Health and care adaptation report 2021 (best practice)

Over the next 5 years ICSs and regions should have a clear understanding of the potential risks to service continuity and patient and resident health across their geography. Additionally, appropriate ongoing surveillance should be in place to gauge the levels of preparedness and resilience across primary, secondary and social care, and provide targeted feedback. With this and improved alignment of health system leaders, regions, local authorities and local enterprise partnerships, ICSs should be able to develop a sense of the infrastructure investment and action priorities needed to reduce identified risks.

The report includes several actions for ICSs:

  • All ICSs will build long-term adaptation planning into their green plans by 2025. Adaptation planning should consider how staff will be supported during severe weather events, risks to local transport infrastructure, and barriers to delivering care in patients’ homes while maintaining essential care delivery.

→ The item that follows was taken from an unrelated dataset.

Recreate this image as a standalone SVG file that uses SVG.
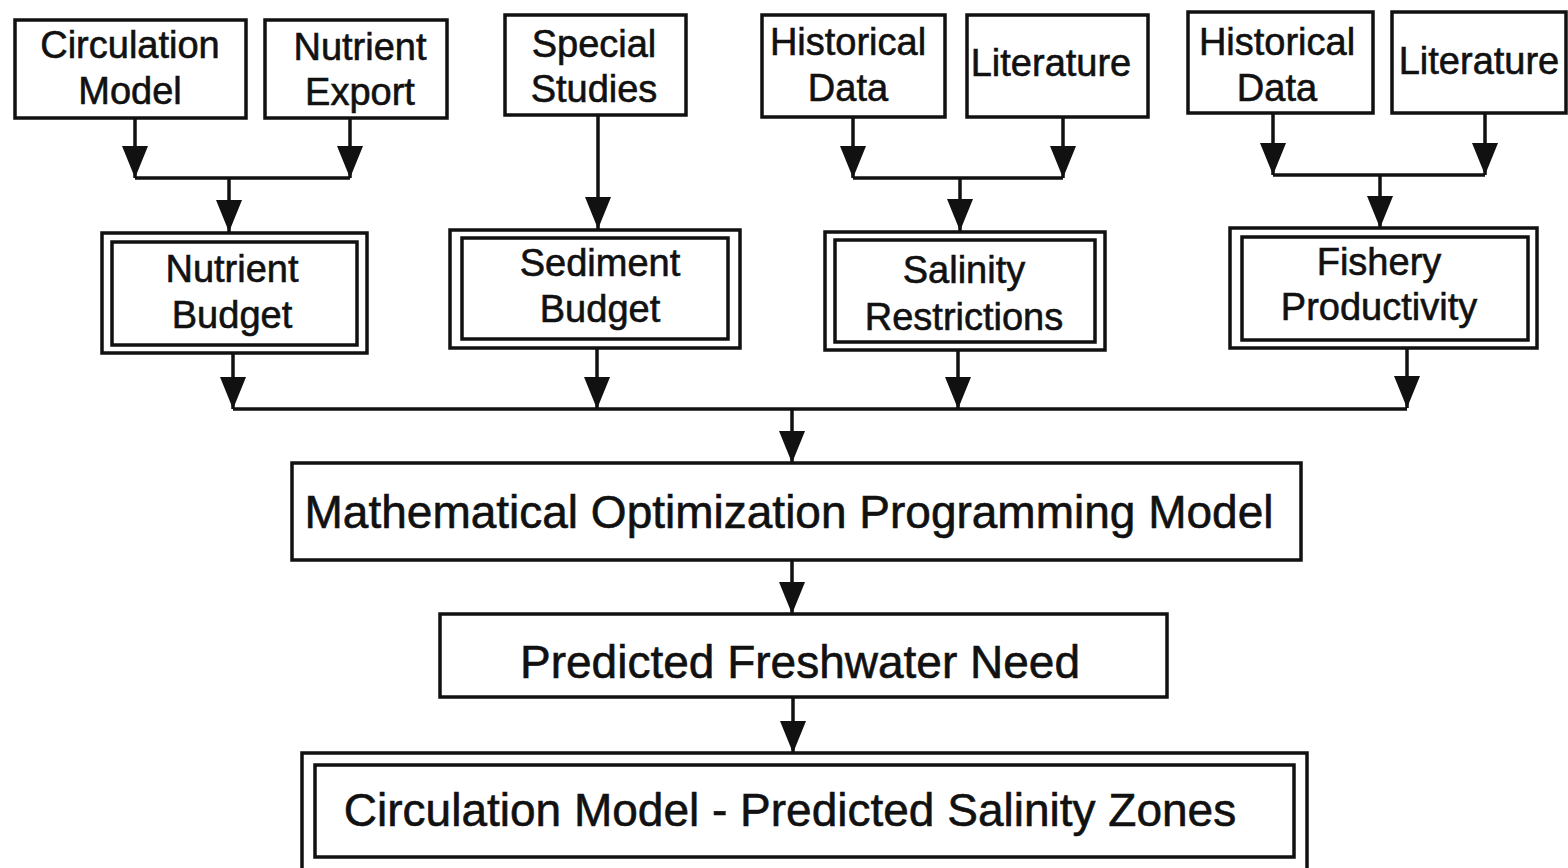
<svg xmlns="http://www.w3.org/2000/svg" width="1568" height="868" viewBox="0 0 1568 868">
<defs>
<style>
.b{fill:#fff;stroke:#111;stroke-width:3.5}
.t{font-family:"Liberation Sans",Arial,sans-serif;font-size:38px;fill:#111;stroke:#111;stroke-width:0.6;text-anchor:middle}
.tl{font-family:"Liberation Sans",Arial,sans-serif;font-size:46px;fill:#111;stroke:#111;stroke-width:0.6;text-anchor:middle}
.c{fill:none;stroke:#111;stroke-width:3.5}
</style>
<marker id="ah" markerUnits="userSpaceOnUse" markerWidth="32" markerHeight="26" viewBox="0 0 32 26" refX="32" refY="13" orient="auto">
<path d="M0,0 L32,13 L0,26 z" fill="#111"/>
</marker>
</defs>
<rect width="1568" height="868" fill="#fff"/>
<g id="connectors">
<path class="c" d="M135,118 V178" marker-end="url(#ah)"/>
<path class="c" d="M350,118 V178" marker-end="url(#ah)"/>
<path class="c" d="M135,178 H350"/>
<path class="c" d="M229,178 V232" marker-end="url(#ah)"/>
<path class="c" d="M598,115 V229" marker-end="url(#ah)"/>
<path class="c" d="M853,117 V178" marker-end="url(#ah)"/>
<path class="c" d="M1063,117 V178" marker-end="url(#ah)"/>
<path class="c" d="M853,178 H1063"/>
<path class="c" d="M960,178 V231" marker-end="url(#ah)"/>
<path class="c" d="M1273,113 V175" marker-end="url(#ah)"/>
<path class="c" d="M1485,113 V175" marker-end="url(#ah)"/>
<path class="c" d="M1273,175 H1485"/>
<path class="c" d="M1380,175 V228" marker-end="url(#ah)"/>
<path class="c" d="M233,353 V409" marker-end="url(#ah)"/>
<path class="c" d="M597,348 V409" marker-end="url(#ah)"/>
<path class="c" d="M958,350 V409" marker-end="url(#ah)"/>
<path class="c" d="M1407,348 V408" marker-end="url(#ah)"/>
<path class="c" d="M233,409 H1407"/>
<path class="c" d="M792,409 V463" marker-end="url(#ah)"/>
<path class="c" d="M792,560 V614" marker-end="url(#ah)"/>
<path class="c" d="M793,697 V753" marker-end="url(#ah)"/>
</g>
<g id="circulation-model">
<rect class="b" x="15" y="20" width="231" height="98"/>
<text class="t" x="130" y="58">Circulation</text>
<text class="t" x="130" y="104">Model</text>
</g>
<g id="nutrient-export">
<rect class="b" x="265" y="20" width="182" height="98"/>
<text class="t" x="360" y="60">Nutrient</text>
<text class="t" x="360" y="105">Export</text>
</g>
<g id="special-studies">
<rect class="b" x="505" y="15" width="181" height="100"/>
<text class="t" x="594" y="57">Special</text>
<text class="t" x="594" y="102">Studies</text>
</g>
<g id="historical-data-1">
<rect class="b" x="762" y="15" width="183" height="102"/>
<text class="t" x="848" y="55">Historical</text>
<text class="t" x="848" y="101">Data</text>
</g>
<g id="literature-1">
<rect class="b" x="967" y="15" width="181" height="102"/>
<text class="t" x="1051" y="76">Literature</text>
</g>
<g id="historical-data-2">
<rect class="b" x="1188" y="12" width="185" height="101"/>
<text class="t" x="1277" y="55">Historical</text>
<text class="t" x="1277" y="101">Data</text>
</g>
<g id="literature-2">
<rect class="b" x="1392" y="12" width="174" height="101"/>
<text class="t" x="1479" y="74">Literature</text>
</g>
<g id="nutrient-budget">
<rect class="b" x="102" y="233" width="265" height="120"/>
<rect class="b" x="112" y="242" width="245" height="103"/>
<text class="t" x="232" y="282">Nutrient</text>
<text class="t" x="232" y="328">Budget</text>
</g>
<g id="sediment-budget">
<rect class="b" x="450" y="230" width="290" height="118"/>
<rect class="b" x="462" y="238" width="266" height="101"/>
<text class="t" x="600" y="276">Sediment</text>
<text class="t" x="600" y="322">Budget</text>
</g>
<g id="salinity-restrictions">
<rect class="b" x="825" y="232" width="280" height="118"/>
<rect class="b" x="835" y="240" width="260" height="102"/>
<text class="t" x="964" y="283">Salinity</text>
<text class="t" x="964" y="330">Restrictions</text>
</g>
<g id="fishery-productivity">
<rect class="b" x="1230" y="228" width="307" height="120"/>
<rect class="b" x="1242" y="237" width="286" height="103"/>
<text class="t" x="1379" y="275">Fishery</text>
<text class="t" x="1379" y="320">Productivity</text>
</g>
<g id="math-model">
<rect class="b" x="292" y="463" width="1009" height="97"/>
<text class="tl" x="789" y="528">Mathematical Optimization Programming Model</text>
</g>
<g id="freshwater-need">
<rect class="b" x="440" y="614" width="727" height="83"/>
<text class="tl" x="800" y="678">Predicted Freshwater Need</text>
</g>
<g id="salinity-zones">
<rect class="b" x="302" y="753" width="1005" height="118"/>
<rect class="b" x="315" y="765" width="979" height="92"/>
<text class="tl" x="790" y="826">Circulation Model - Predicted Salinity Zones</text>
</g>
</svg>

This should include a stress test of business continuity plans over a wide geography; for example, flooding affecting multiple trusts in a region.
  • All ICS net zero board-level leads will manage mitigation and adaptation activities. They will be accountable for adaptation planning and overseeing prioritisation and implementation of adaptation actions.
  • Each ICS will identify all sites with evidenced overheating risk to ensure investment in new buildings or retrofitting, including passive and active cooling measures. There needs to be more awareness and understanding of the risks of overheating across the health and care sector. Providers may need support in making the case for building fabric investments, such as by highlighting existing tax incentives or providing subsidies.

From: Health and care adaptation report 2021

What to consider
  • What risks have been identified through EPRR or local resilience forum processes?
  • What sites are at risk of overheating? How do they relate to core, flex, tail?
  • What sites are at risk of flooding? The Okta platform includes a flood risk toolkit, which was developed by NHS England Estates & Facilities and the Environment Agency. This includes consideration of future risk from climate change.